Capitalizing on Thanksgiving While Deconstructing Native Americans

Currently, there are 1500 laws in place that govern Native Americans and their reservations. The Wampanoag Tribal Federation lost all but a small amount of land during the 400 years of European colonization. The way that Thanksgiving has been manufactured is to capitalize on the way the story of the pilgrims played out without recognizing the hundreds of thousands of Indigenous People that have been killed, murdered, enslaved, and sold for that piece of pumpkin pie and turkey.

This also includes the horrible portrayal of indigenous peoples as “savage and uncultured.” This is done through costumes that show them wearing basic leather items and primitive weapons. This is also done by showing them needing Europeans help and how indigenous people would attack or kill settlers.

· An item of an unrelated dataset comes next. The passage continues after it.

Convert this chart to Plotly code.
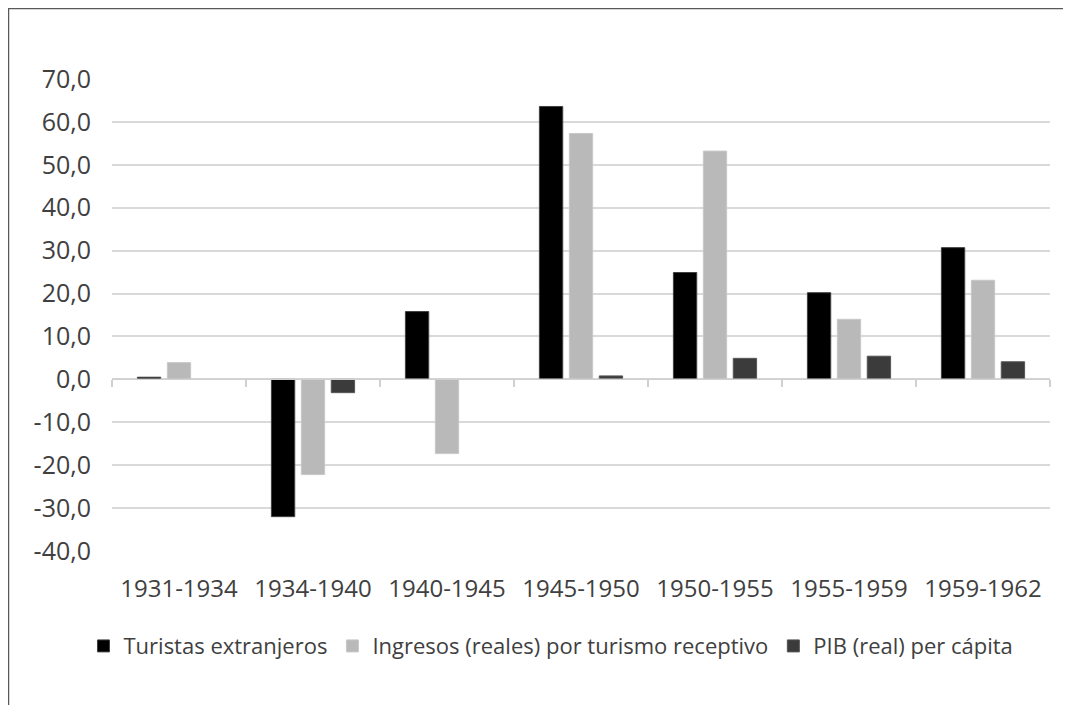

The tribes according to artifacts and material culture wore wools, linens, decorated blankets, and were well-educated in both their tribal culture and European cultures. They also had a federation of governing bodies that predated the establishment of the Europeans by hundreds of years.

Currently, the Wampanoag Tribal Federation is fighting for its tribal and land recognition. In an article by the Boston Globe, the tribe has been in a legal battle to ensure that their tribal federation is protected and guaranteed.

Slice of Pie

Thanksgiving should be a time for reflection of what we are happy to have. Currently, Indigenous Tribes face higher unemployment rates, human trafficking, slavery, murder, and many other obstacles that give them crumbles of the overall pie that is the American Dream.

The Wampanoag Tribal Federation has been devastated by these laws and the 400 years of ongoing legal legislation. They have faced losing their federal status to having their small 300-plus acre reservation taken from them. The indigenous people who helped the pilgrims now need more help than ever to ensure they have equal rights.

This Thanksgiving, instead of sticking with the traditions, look at donating to the local tribal councils and volunteering to help your local tribes.